=== Work to do ===
Write out the entire listing below exactly as it appears, minus any pictures.
___ Data lines ___
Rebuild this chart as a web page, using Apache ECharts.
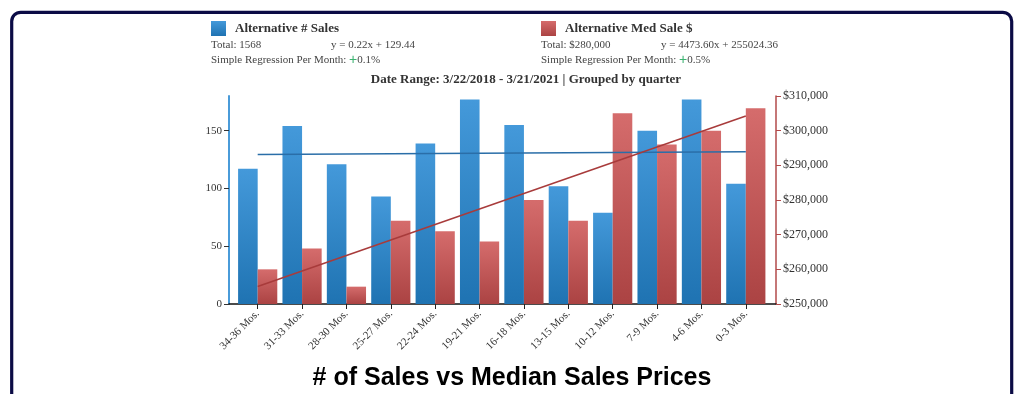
<!DOCTYPE html>
<html>
<head>
<meta charset="utf-8">
<script src="https://cdn.jsdelivr.net/npm/echarts@6/dist/echarts.min.js"></script>
<style>
html,body{margin:0;padding:0;background:#fff;}
#chart{width:1024px;height:394px;}
</style>
</head>
<body>
<div id="chart"></div>
<script>
const categories = ['34-36 Mos.','31-33 Mos.','28-30 Mos.','25-27 Mos.','22-24 Mos.','19-21 Mos.','16-18 Mos.','13-15 Mos.','10-12 Mos.','7-9 Mos.','4-6 Mos.','0-3 Mos.'];
const salesCounts = [117,154,121,93,139,177,155,102,79,150,177,104];
const medianPrices = [260000,266000,255000,274000,271000,268000,280000,274000,305000,296000,300000,306500];
const salesTrendEnds = [129.44, 131.86];
const priceTrendEnds = [255024.36, 304233.96];
const leftTicks = [0,50,100,150];
const rightTicks = [250000,260000,270000,280000,290000,300000,310000];

const serif = '"Liberation Serif","DejaVu Serif",serif';
const sans = '"Liberation Sans",Arial,sans-serif';
const last = categories.length - 1;
const trendData = ends => categories.map((c,i) => i === 0 ? ends[0] : (i === last ? ends[1] : null));
const money = v => '$' + v.toLocaleString('en-US');

const blueGrad = () => new echarts.graphic.LinearGradient(0,0,0,1,[{offset:0,color:'#4499da'},{offset:1,color:'#1f73b2'}]);
const redGrad = () => new echarts.graphic.LinearGradient(0,0,0,1,[{offset:0,color:'#d56c6c'},{offset:1,color:'#ab4343'}]);

const chart = echarts.init(document.getElementById('chart'), null, {renderer:'canvas'});
chart.setOption({
  animation:false,
  grid:[
    {left:235.5, right:256, top:96, bottom:90},
    {left:229, right:248, top:96, bottom:90}
  ],
  xAxis:[
    {type:'category', gridIndex:0, data:categories, boundaryGap:true,
     axisLine:{show:false},
     axisTick:{show:true, alignWithLabel:true, length:5, lineStyle:{color:'#222'}},
     axisLabel:{rotate:45, margin:8, fontFamily:serif, fontSize:11, color:'#333'}},
    {type:'value', gridIndex:1, min:0, max:1,
     axisLine:{show:true, lineStyle:{color:'#111', width:1.5}},
     axisTick:{show:false}, axisLabel:{show:false}, splitLine:{show:false}}
  ],
  yAxis:[
    {type:'value', gridIndex:0, position:'left', offset:6.5, min:0, max:180, interval:50,
     axisLine:{show:true, lineStyle:{color:'#4a9bd9', width:2}},
     axisTick:{show:true, length:5, customValues:leftTicks, lineStyle:{color:'#333'}},
     axisLabel:{customValues:leftTicks, fontFamily:serif, fontSize:11, color:'#333', margin:7},
     splitLine:{show:false}},
    {type:'value', gridIndex:0, position:'right', offset:8, min:250000, max:310000, interval:10000,
     axisLine:{show:true, lineStyle:{color:'#b24a4a', width:1.5}},
     axisTick:{show:true, length:5, lineStyle:{color:'#b24a4a'}},
     axisLabel:{formatter:money, fontFamily:serif, fontSize:12, color:'#333', margin:7},
     splitLine:{show:false}},
    {type:'value', gridIndex:1, show:false}
  ],
  series:[
    {type:'bar', name:'Alternative # Sales', xAxisIndex:0, yAxisIndex:0, data:salesCounts,
     barWidth:19.6, barGap:'0%', itemStyle:{color:blueGrad()}},
    {type:'bar', name:'Alternative Med Sale $', xAxisIndex:0, yAxisIndex:1, data:medianPrices,
     barWidth:19.6, barGap:'0%', itemStyle:{color:redGrad()}},
    {type:'line', xAxisIndex:0, yAxisIndex:0, data:trendData(salesTrendEnds), connectNulls:true,
     symbol:'none', lineStyle:{color:'#2a6ea8', width:1.5}, z:5},
    {type:'line', xAxisIndex:0, yAxisIndex:1, data:trendData(priceTrendEnds), connectNulls:true,
     symbol:'none', lineStyle:{color:'#a83b3b', width:1.5}, z:5}
  ],
  graphic:[
    {type:'rect', shape:{x:11.7, y:12.3, width:1000, height:420, r:9},
     style:{fill:'none', stroke:'#0b0b45', lineWidth:3.2}, silent:true},
    {type:'rect', shape:{x:211, y:21, width:15, height:15}, style:{fill:blueGrad()}},
    {type:'text', x:235, y:29, style:{text:'Alternative # Sales', font:'bold 13px '+serif, fill:'#333', verticalAlign:'middle'}},
    {type:'text', x:211, y:45, style:{text:'Total: 1568', font:'11px '+serif, fill:'#444', verticalAlign:'middle'}},
    {type:'text', x:331, y:45, style:{text:'y = 0.22x + 129.44', font:'11px '+serif, fill:'#444', verticalAlign:'middle'}},
    {type:'text', x:211, y:60, style:{text:'{a|Simple Regression Per Month: }{g|+}{a|0.1%}', verticalAlign:'middle',
      rich:{a:{font:'11px '+serif, fill:'#444'}, g:{font:'14px '+sans, fill:'#3cb371'}}}},
    {type:'rect', shape:{x:541, y:21, width:15, height:15}, style:{fill:redGrad()}},
    {type:'text', x:565, y:29, style:{text:'Alternative Med Sale $', font:'bold 13px '+serif, fill:'#333', verticalAlign:'middle'}},
    {type:'text', x:541, y:45, style:{text:'Total: $280,000', font:'11px '+serif, fill:'#444', verticalAlign:'middle'}},
    {type:'text', x:661, y:45, style:{text:'y = 4473.60x + 255024.36', font:'11px '+serif, fill:'#444', verticalAlign:'middle'}},
    {type:'text', x:541, y:60, style:{text:'{a|Simple Regression Per Month: }{g|+}{a|0.5%}', verticalAlign:'middle',
      rich:{a:{font:'11px '+serif, fill:'#444'}, g:{font:'14px '+sans, fill:'#3cb371'}}}},
    {type:'text', x:526, y:80, style:{text:'Date Range: 3/22/2018 - 3/21/2021 | Grouped by quarter', font:'bold 13px '+serif, fill:'#333', align:'center', verticalAlign:'middle'}},
    {type:'text', x:512, y:378, style:{text:'# of Sales vs Median Sales Prices', font:'bold 25px '+sans, fill:'#000', align:'center', verticalAlign:'middle'}}
  ]
});
</script>
</body>
</html>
___
=== Solution below ===
Rebuild this chart as a web page, using Apache ECharts.
<!DOCTYPE html>
<html>
<head>
<meta charset="utf-8">
<script src="https://cdn.jsdelivr.net/npm/echarts@6/dist/echarts.min.js"></script>
<style>
html,body{margin:0;padding:0;background:#fff;}
#chart{width:1024px;height:394px;}
</style>
</head>
<body>
<div id="chart"></div>
<script>
const categories = ['34-36 Mos.','31-33 Mos.','28-30 Mos.','25-27 Mos.','22-24 Mos.','19-21 Mos.','16-18 Mos.','13-15 Mos.','10-12 Mos.','7-9 Mos.','4-6 Mos.','0-3 Mos.'];
const salesCounts = [117,154,121,93,139,177,155,102,79,150,177,104];
const medianPrices = [260000,266000,255000,274000,271000,268000,280000,274000,305000,296000,300000,306500];
const salesTrendEnds = [129.44, 131.86];
const priceTrendEnds = [255024.36, 304233.96];
const leftTicks = [0,50,100,150];
const rightTicks = [250000,260000,270000,280000,290000,300000,310000];

const serif = '"Liberation Serif","DejaVu Serif",serif';
const sans = '"Liberation Sans",Arial,sans-serif';
const last = categories.length - 1;
const trendData = ends => categories.map((c,i) => i === 0 ? ends[0] : (i === last ? ends[1] : null));
const money = v => '$' + v.toLocaleString('en-US');

const blueGrad = () => new echarts.graphic.LinearGradient(0,0,0,1,[{offset:0,color:'#4499da'},{offset:1,color:'#1f73b2'}]);
const redGrad = () => new echarts.graphic.LinearGradient(0,0,0,1,[{offset:0,color:'#d56c6c'},{offset:1,color:'#ab4343'}]);

const chart = echarts.init(document.getElementById('chart'), null, {renderer:'canvas'});
chart.setOption({
  animation:false,
  grid:[
    {left:235.5, right:256, top:96, bottom:90},
    {left:229, right:248, top:96, bottom:90}
  ],
  xAxis:[
    {type:'category', gridIndex:0, data:categories, boundaryGap:true,
     axisLine:{show:false},
     axisTick:{show:true, alignWithLabel:true, length:5, lineStyle:{color:'#222'}},
     axisLabel:{rotate:45, margin:8, fontFamily:serif, fontSize:11, color:'#333'}},
    {type:'value', gridIndex:1, min:0, max:1,
     axisLine:{show:true, lineStyle:{color:'#111', width:1.5}},
     axisTick:{show:false}, axisLabel:{show:false}, splitLine:{show:false}}
  ],
  yAxis:[
    {type:'value', gridIndex:0, position:'left', offset:6.5, min:0, max:180, interval:50,
     axisLine:{show:true, lineStyle:{color:'#4a9bd9', width:2}},
     axisTick:{show:true, length:5, customValues:leftTicks, lineStyle:{color:'#333'}},
     axisLabel:{customValues:leftTicks, fontFamily:serif, fontSize:11, color:'#333', margin:7},
     splitLine:{show:false}},
    {type:'value', gridIndex:0, position:'right', offset:8, min:250000, max:310000, interval:10000,
     axisLine:{show:true, lineStyle:{color:'#b24a4a', width:1.5}},
     axisTick:{show:true, length:5, lineStyle:{color:'#b24a4a'}},
     axisLabel:{formatter:money, fontFamily:serif, fontSize:12, color:'#333', margin:7},
     splitLine:{show:false}},
    {type:'value', gridIndex:1, show:false}
  ],
  series:[
    {type:'bar', name:'Alternative # Sales', xAxisIndex:0, yAxisIndex:0, data:salesCounts,
     barWidth:19.6, barGap:'0%', itemStyle:{color:blueGrad()}},
    {type:'bar', name:'Alternative Med Sale $', xAxisIndex:0, yAxisIndex:1, data:medianPrices,
     barWidth:19.6, barGap:'0%', itemStyle:{color:redGrad()}},
    {type:'line', xAxisIndex:0, yAxisIndex:0, data:trendData(salesTrendEnds), connectNulls:true,
     symbol:'none', lineStyle:{color:'#2a6ea8', width:1.5}, z:5},
    {type:'line', xAxisIndex:0, yAxisIndex:1, data:trendData(priceTrendEnds), connectNulls:true,
     symbol:'none', lineStyle:{color:'#a83b3b', width:1.5}, z:5}
  ],
  graphic:[
    {type:'rect', shape:{x:11.7, y:12.3, width:1000, height:420, r:9},
     style:{fill:'none', stroke:'#0b0b45', lineWidth:3.2}, silent:true},
    {type:'rect', shape:{x:211, y:21, width:15, height:15}, style:{fill:blueGrad()}},
    {type:'text', x:235, y:29, style:{text:'Alternative # Sales', font:'bold 13px '+serif, fill:'#333', verticalAlign:'middle'}},
    {type:'text', x:211, y:45, style:{text:'Total: 1568', font:'11px '+serif, fill:'#444', verticalAlign:'middle'}},
    {type:'text', x:331, y:45, style:{text:'y = 0.22x + 129.44', font:'11px '+serif, fill:'#444', verticalAlign:'middle'}},
    {type:'text', x:211, y:60, style:{text:'{a|Simple Regression Per Month: }{g|+}{a|0.1%}', verticalAlign:'middle',
      rich:{a:{font:'11px '+serif, fill:'#444'}, g:{font:'14px '+sans, fill:'#3cb371'}}}},
    {type:'rect', shape:{x:541, y:21, width:15, height:15}, style:{fill:redGrad()}},
    {type:'text', x:565, y:29, style:{text:'Alternative Med Sale $', font:'bold 13px '+serif, fill:'#333', verticalAlign:'middle'}},
    {type:'text', x:541, y:45, style:{text:'Total: $280,000', font:'11px '+serif, fill:'#444', verticalAlign:'middle'}},
    {type:'text', x:661, y:45, style:{text:'y = 4473.60x + 255024.36', font:'11px '+serif, fill:'#444', verticalAlign:'middle'}},
    {type:'text', x:541, y:60, style:{text:'{a|Simple Regression Per Month: }{g|+}{a|0.5%}', verticalAlign:'middle',
      rich:{a:{font:'11px '+serif, fill:'#444'}, g:{font:'14px '+sans, fill:'#3cb371'}}}},
    {type:'text', x:526, y:80, style:{text:'Date Range: 3/22/2018 - 3/21/2021 | Grouped by quarter', font:'bold 13px '+serif, fill:'#333', align:'center', verticalAlign:'middle'}},
    {type:'text', x:512, y:378, style:{text:'# of Sales vs Median Sales Prices', font:'bold 25px '+sans, fill:'#000', align:'center', verticalAlign:'middle'}}
  ]
});
</script>
</body>
</html>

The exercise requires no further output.